On 1/1/10 Jan 1 -10:36 AM, Henrik Hjelte wrote:
On Thu, Dec 31, 2009 at 11:17 PM, Robert Goldman rpgoldman@sift.info wrote:
Continuing to work on my CL-JSON based JSON-RPC server, I am concerned about the fact that we translate NIL -> null.
If a CL function returns NIL, and the return value is simply encoded into the JSON return package, then we get a message that /should/ indicate an error, according to the JSON-RPC server.
In fact, if our CL function is invoked by JSON-RPC, then we really should have NIL either encoded as [] or as false, but /never/ as null.
Any ideas about how we should modify invoke-rpc-parsed to fix this?
What is the right way to tell CL-JSON to encode a false?

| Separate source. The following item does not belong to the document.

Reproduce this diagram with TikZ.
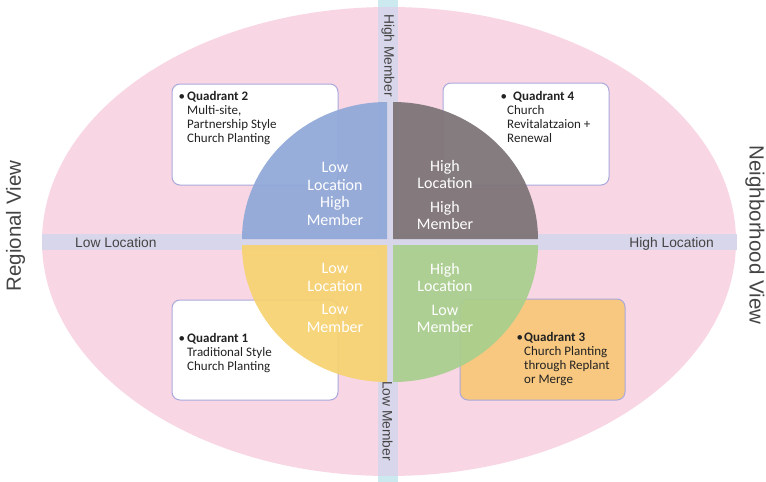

Cl-json currently has three encoders. Traditionally the most used and the one used in json-rpc is the guessing encoder (see testcases for documentation). It is not very good if you want fine-grained control, then I'd say that the explicit encoder I recently added is more convenient. Another alternative is the streaming encoder. With the explicit encode json false is (false)

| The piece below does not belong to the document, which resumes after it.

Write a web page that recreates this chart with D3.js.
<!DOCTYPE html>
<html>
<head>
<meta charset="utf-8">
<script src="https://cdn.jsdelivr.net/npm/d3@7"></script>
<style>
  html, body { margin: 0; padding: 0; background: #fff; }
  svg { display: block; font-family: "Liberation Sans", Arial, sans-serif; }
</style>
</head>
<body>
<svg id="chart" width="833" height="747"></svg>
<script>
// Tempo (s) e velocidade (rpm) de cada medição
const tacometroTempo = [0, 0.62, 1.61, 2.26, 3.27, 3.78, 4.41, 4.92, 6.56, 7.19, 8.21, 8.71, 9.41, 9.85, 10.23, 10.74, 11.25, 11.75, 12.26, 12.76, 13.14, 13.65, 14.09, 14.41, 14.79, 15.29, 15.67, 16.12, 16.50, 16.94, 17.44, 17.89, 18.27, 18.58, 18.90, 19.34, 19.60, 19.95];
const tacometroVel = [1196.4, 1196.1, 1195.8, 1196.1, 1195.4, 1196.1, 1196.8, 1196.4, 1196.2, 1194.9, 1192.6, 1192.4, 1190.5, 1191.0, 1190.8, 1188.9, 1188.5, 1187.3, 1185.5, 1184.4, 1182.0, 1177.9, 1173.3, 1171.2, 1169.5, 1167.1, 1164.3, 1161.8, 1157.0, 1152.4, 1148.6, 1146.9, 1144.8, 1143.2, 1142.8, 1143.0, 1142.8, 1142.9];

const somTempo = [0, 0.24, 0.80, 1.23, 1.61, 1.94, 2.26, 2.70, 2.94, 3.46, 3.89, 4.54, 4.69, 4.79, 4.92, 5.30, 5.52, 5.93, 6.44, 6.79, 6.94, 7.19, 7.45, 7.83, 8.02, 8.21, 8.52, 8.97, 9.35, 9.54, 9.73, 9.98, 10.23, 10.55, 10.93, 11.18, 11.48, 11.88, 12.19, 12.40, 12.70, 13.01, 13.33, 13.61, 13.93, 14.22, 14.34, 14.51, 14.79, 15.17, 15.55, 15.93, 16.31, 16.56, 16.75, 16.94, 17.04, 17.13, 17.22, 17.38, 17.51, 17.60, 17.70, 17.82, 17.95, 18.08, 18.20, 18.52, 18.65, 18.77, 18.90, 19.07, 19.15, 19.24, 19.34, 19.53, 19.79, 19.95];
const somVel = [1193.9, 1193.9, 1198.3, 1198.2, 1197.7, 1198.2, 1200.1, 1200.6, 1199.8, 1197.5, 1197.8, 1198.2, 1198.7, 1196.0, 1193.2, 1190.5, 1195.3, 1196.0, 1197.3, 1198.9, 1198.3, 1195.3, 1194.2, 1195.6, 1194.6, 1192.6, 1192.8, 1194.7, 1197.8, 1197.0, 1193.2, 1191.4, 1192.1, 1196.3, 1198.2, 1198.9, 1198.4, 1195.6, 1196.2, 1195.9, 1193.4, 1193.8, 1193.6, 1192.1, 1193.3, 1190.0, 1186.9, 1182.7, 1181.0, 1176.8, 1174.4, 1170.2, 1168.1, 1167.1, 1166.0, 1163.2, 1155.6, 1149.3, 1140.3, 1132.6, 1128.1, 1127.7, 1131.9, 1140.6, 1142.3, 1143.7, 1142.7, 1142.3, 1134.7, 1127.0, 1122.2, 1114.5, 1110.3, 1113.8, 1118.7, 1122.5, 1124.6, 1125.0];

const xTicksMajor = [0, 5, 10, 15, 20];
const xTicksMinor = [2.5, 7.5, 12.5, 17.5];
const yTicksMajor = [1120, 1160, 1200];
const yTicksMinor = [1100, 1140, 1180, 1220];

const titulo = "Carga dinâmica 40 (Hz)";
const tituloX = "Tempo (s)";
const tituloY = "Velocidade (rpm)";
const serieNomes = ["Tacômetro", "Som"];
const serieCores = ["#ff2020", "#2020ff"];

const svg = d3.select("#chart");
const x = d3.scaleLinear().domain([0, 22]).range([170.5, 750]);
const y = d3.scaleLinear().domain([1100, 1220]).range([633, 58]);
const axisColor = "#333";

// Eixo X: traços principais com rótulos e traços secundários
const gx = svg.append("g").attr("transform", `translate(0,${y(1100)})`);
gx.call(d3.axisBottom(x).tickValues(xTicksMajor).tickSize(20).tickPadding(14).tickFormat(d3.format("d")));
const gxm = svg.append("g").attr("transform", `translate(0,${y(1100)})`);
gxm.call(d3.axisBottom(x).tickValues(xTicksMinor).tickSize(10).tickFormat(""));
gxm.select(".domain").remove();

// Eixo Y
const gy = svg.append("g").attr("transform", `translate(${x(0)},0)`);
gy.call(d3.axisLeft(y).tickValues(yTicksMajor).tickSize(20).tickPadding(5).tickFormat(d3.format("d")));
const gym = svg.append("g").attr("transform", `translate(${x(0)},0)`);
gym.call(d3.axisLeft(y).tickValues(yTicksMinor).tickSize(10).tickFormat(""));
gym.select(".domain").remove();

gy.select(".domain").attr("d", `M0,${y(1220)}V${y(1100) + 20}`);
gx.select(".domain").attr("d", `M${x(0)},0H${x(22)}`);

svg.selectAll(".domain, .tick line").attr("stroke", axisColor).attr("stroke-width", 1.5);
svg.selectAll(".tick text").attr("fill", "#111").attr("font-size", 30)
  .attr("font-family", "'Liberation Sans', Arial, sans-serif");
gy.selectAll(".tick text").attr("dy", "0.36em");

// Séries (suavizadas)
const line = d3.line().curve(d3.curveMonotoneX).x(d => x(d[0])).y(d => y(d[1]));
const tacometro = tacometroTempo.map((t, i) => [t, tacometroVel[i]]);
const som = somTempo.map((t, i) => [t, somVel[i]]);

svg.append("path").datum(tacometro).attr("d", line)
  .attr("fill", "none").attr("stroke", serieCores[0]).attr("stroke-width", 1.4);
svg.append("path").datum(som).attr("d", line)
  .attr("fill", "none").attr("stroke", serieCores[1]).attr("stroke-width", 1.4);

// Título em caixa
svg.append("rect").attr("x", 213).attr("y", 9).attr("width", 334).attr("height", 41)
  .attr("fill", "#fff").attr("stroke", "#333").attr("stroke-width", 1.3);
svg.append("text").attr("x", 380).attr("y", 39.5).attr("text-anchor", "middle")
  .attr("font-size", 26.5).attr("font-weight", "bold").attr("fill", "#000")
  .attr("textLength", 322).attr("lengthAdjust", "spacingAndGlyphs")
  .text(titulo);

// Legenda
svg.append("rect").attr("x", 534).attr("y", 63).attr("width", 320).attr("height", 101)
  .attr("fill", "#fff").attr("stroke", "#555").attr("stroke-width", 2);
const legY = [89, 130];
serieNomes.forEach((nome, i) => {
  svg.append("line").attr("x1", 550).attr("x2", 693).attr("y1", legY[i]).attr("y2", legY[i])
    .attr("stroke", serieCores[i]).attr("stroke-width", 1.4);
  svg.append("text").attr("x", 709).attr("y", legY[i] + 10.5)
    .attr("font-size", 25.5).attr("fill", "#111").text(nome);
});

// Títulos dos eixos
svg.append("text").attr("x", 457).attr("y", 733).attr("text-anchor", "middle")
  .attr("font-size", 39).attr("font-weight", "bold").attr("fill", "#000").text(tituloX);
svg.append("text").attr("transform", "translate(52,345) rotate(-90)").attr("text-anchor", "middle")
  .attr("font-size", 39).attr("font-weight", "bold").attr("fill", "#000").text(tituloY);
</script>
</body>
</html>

To fix this, I'd probably add an option to (or even recode) json-rpc to use the explicit-encoder instead. Preferably backwards compatible so code that uses json-rpc and uses the guessing-encoder doesn't break. Maybe a function called defun-json-rpc-explicit? The backward compatiblity could be preserved by encoding the old defun-json-rpc using the guessing encoder, then passing it as a json-string to the explicit encoder using the (json "some json string") format. I think this sounds more job than it is, it should not be very difficult.
What about making the type argument to defun-json-rpc optional instead of mandatory. If the default is explicit encoding then we'd still have backward compatibility without adding a new, more verbose-named defun?
The CL-JSON spec for 1.1 seems like a real mess --- it's not at all clear what should happen if you invoke a method over CL-JSON that returns a null value (e.g., a JS function with no return).
The 2.0 (draft) spec seems to have a much clearer approach to this....
I'm inclined to just move to observing the draft 2.0 spec.